Pachinko goes through four generations of a Korean family’s odyssey in the 20th century. It’s a remarkable work of literature that displays Min Jin Lee’s meticulous research with pride.
Pachinko holds real historical value. This is the first book that offered me a glimpse of Japan’s imperialist endeavors throughout the Korean peninsula. One of the biggest strengths of the novel is its decision to follow a peasant family’s struggles from beginning to end, and while this narrative tumbles near the end it still teaches us about the racism, discrimination, and poverty conditions that Korean immigrants endured while trying to build a new life in Japan.
The title comes from the name of gambling houses in Japan. Casinos are literally called pachinko, based on the sound that slot machines make. The pachinko employment sector didn’t inspire much respect in society, and people came to relate the industry with yakuza, or Japanese gangsters. Consequently, struggling Koreans who couldn’t find a job anywhere else found some leeway in this world.

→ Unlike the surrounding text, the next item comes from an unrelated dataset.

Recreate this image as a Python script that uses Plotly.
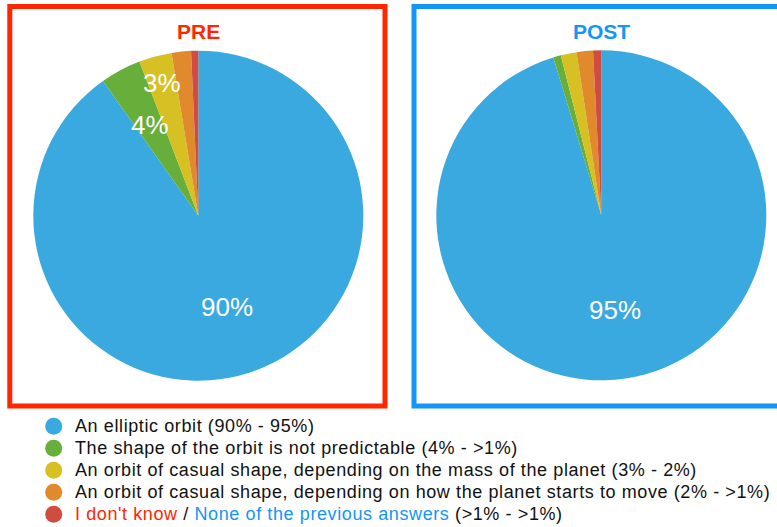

The settings are wondrous. We start in Yeongdo, a rural fishing community on the southern tip of Korea. The textures and smells that are in the boardinghouse in the beginning of the book come off the page without much effort. Lee’s writing is colorful. Despite its size, this beginning setting takes us between memorable places like a vendor’s market, rocks by a beach, and a forest. It evokes a fantasy-like atmosphere, suddenly transforming when we travel to Japan.
Japan is subject to a lot of romanization and fetishizing in modern media, but Lee is following a peasant family, and the setting reacts accordingly. Osaka is dirty, cruel, and hostile. We never get a real feel for how Japan was for middle-class or even lower-class citizens because Korean immigrants and their children were never considered citizens. It’s within these settings that the reader can grapple with what it means to be a “citizen” of a country. Japan has no right of soil laws, meaning that the act of being born within national territory isn’t enough to grant citizenship. One of your parents has to be a citizen. Lee’s characters aren’t able to escape their blood.
The one downside of the novel is that it relies on a deus ex machina for too many occasions. A certain recurring character offers too much too often, which makes the family’s fate unrealistic and a little absurd near the end of the novel. The character in question serves a great purpose in the beginning of the novel and strengthens the plot and themes, but the tendency to bring them in to swoop everyone away from misfortune takes a toll on the enjoyment of the book as a whole.
The book reminds me in scope and intention to something like Ruth Ozeki’s A Tale For the Time Being, which is a heavyweight in its own right. Both novels work with time and war to reflect on the impact that history has on the present. Pachinko is a modern classic that deserves a place in as many bookshelves that have space for it.